Add to that an aging infrastructure that needs more maintenance and you see the difficulty the oil industry faces, the pair said, and the challenge the state faces if oil is its primary source of revenue.

Navarre noted that while the Alaska Permanent Fund has $45 billion in its earning reserve, it hasn't been inflation-proofed in two years. And while issuing permanent fund dividends does stimulate economic activity in Alaska, the idea of not using some portion of the earning reserve doesn't seem reasonable to Navarre.

"There is no responsible fiscal plan that I have seen that doesn't use the earnings of the permanent fund as one of the components of the plan," he said.

Navarre noted that other economic development ideas may be a boon to cities and boroughs but since there is no income tax, bringing more people to the state only costs the state more. On average, they said, the state generates about $260 in funds per person. But every new student costs the state about $3,100.

"Without a broad-based tax, economic development makes the state's fiscal problem even worse," he said. "That was fine for two generations because we lived off oil, but it is a nonsustainable mathematical equation."

Navarre said he is frustrated by the amount of misinformation being promoted by talk radio and other sources that do a great job of entertaining but are not so good at providing accurate information about the reality of Alaska's situation.

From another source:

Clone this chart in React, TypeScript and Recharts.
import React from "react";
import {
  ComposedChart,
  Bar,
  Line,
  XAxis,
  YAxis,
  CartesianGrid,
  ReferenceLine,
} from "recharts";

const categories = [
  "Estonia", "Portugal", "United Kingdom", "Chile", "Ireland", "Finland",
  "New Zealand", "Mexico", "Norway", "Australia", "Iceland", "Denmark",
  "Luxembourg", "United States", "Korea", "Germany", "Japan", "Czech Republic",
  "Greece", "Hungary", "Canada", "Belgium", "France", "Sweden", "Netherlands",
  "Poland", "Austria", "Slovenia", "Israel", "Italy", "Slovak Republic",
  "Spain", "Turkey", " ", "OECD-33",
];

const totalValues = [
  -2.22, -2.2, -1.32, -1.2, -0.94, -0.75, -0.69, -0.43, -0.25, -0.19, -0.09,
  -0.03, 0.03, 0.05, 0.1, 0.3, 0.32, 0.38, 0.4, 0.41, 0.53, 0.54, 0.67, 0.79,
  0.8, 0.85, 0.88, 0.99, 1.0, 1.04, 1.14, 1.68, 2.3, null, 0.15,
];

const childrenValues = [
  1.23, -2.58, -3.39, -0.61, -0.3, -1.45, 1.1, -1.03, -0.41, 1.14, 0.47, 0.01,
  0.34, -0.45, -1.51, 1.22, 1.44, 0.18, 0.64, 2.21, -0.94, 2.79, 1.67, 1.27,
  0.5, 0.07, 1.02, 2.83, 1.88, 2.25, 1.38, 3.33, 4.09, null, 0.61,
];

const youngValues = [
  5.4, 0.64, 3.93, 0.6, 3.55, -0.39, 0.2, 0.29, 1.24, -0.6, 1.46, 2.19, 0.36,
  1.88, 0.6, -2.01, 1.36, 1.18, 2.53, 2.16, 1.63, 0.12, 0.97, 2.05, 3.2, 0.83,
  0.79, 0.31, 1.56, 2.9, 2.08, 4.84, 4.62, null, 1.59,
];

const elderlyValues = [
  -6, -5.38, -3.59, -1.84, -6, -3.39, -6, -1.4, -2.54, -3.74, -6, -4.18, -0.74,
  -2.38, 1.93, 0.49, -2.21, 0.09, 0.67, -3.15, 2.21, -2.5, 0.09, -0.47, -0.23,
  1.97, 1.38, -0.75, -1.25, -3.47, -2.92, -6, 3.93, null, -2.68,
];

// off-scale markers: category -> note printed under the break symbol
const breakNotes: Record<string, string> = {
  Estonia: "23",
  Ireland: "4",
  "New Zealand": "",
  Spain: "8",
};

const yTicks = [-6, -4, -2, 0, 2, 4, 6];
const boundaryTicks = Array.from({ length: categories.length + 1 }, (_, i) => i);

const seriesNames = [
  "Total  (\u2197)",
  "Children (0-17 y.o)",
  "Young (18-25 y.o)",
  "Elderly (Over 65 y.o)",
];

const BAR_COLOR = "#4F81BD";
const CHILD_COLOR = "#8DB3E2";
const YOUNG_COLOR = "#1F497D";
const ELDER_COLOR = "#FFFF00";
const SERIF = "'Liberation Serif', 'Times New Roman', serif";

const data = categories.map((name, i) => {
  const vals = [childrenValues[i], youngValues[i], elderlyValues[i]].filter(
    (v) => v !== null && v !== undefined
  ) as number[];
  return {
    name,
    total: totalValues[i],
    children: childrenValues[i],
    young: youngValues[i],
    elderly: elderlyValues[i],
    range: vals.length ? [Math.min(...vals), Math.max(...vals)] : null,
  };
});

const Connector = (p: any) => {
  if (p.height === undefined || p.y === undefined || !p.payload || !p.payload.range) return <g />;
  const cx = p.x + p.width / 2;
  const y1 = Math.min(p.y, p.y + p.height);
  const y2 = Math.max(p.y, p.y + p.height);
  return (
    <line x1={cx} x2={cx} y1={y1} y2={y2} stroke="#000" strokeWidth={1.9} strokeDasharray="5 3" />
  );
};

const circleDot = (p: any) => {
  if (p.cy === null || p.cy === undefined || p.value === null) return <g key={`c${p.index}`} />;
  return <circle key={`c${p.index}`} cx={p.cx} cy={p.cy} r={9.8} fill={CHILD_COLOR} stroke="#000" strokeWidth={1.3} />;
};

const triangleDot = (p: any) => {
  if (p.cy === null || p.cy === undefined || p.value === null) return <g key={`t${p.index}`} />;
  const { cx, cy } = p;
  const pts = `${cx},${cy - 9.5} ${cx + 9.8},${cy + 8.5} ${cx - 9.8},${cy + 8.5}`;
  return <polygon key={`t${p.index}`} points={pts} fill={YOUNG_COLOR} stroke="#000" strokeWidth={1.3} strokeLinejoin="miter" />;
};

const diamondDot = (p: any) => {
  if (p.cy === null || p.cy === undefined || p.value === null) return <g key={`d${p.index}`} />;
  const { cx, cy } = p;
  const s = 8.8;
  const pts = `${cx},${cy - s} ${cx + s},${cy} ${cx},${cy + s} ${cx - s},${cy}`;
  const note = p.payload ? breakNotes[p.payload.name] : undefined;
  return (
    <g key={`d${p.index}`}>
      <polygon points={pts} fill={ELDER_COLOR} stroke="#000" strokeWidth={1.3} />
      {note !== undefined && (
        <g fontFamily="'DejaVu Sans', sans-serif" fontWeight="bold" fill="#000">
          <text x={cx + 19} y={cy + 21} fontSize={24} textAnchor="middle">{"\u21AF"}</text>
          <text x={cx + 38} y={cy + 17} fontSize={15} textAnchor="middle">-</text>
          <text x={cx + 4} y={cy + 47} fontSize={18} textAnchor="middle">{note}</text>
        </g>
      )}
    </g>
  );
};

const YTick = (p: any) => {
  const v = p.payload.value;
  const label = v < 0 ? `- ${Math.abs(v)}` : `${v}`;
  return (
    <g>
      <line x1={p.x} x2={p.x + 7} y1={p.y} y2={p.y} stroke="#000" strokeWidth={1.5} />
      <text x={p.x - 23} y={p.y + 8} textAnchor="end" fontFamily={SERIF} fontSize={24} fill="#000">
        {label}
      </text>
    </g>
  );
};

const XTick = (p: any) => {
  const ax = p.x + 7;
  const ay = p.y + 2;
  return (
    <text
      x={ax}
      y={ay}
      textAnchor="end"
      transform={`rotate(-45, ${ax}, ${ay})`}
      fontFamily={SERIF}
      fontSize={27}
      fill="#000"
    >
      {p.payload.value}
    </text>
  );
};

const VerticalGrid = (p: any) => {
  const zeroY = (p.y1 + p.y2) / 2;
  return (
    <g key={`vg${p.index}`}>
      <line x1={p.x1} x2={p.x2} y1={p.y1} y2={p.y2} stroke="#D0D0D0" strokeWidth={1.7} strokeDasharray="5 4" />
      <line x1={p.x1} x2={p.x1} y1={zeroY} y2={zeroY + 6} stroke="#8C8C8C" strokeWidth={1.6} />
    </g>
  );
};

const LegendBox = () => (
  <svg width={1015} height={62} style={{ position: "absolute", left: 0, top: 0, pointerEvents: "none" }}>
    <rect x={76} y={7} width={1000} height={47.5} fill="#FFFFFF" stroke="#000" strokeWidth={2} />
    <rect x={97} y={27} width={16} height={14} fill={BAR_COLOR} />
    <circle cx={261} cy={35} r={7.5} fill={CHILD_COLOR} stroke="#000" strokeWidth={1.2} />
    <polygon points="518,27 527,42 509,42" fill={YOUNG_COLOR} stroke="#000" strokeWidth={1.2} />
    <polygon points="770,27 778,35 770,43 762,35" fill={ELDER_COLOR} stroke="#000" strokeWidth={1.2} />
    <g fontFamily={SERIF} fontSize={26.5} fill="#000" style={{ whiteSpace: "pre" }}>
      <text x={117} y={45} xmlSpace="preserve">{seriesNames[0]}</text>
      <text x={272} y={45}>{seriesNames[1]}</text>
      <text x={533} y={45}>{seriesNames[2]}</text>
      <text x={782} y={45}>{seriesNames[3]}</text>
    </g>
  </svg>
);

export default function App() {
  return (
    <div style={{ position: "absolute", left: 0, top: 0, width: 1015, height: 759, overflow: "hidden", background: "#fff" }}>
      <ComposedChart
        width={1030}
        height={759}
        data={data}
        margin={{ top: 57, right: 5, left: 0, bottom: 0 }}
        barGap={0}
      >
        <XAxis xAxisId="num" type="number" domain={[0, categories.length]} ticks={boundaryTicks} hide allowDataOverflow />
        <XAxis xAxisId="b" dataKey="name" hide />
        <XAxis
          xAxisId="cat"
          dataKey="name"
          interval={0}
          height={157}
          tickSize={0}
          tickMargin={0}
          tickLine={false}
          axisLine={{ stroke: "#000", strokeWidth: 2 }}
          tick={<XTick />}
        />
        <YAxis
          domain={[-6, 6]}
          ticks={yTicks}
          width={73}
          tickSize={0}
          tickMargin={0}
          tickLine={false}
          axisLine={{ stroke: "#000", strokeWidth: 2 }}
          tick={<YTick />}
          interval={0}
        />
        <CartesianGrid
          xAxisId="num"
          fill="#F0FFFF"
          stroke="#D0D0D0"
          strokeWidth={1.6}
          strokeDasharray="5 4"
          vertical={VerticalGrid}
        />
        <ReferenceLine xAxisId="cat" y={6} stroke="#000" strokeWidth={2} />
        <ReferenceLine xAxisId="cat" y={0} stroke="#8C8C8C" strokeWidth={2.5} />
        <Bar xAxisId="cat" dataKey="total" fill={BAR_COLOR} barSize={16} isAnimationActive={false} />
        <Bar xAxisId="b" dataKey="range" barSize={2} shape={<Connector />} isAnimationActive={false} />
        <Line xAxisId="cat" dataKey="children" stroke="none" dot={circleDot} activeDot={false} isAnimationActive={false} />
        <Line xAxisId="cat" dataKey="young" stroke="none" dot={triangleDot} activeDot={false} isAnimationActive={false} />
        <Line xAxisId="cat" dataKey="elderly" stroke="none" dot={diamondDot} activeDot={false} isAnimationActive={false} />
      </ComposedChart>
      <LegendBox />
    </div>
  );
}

He suggested Alaskans need to elect people that are not necessarily the ones telling us what we want to hear, and examine the fiscal backing of politicians to find the ones that are strong enough to deal with the fiscal crisis without having to pander to funders.

Navarre said there is no perfect plan to solve the state's fiscal crisis, but understanding the dynamics at work helps move the conversation forward. He told the story of a young man who approached him, demanding what Navarre was going to do to help the up-and-coming generation find jobs.

"Alaska's still a relatively young state," Navarre said. "We have a wealth of natural beauty and there's a lot of opportunity still but we've got to get it right or it's going to be a drag on our communities."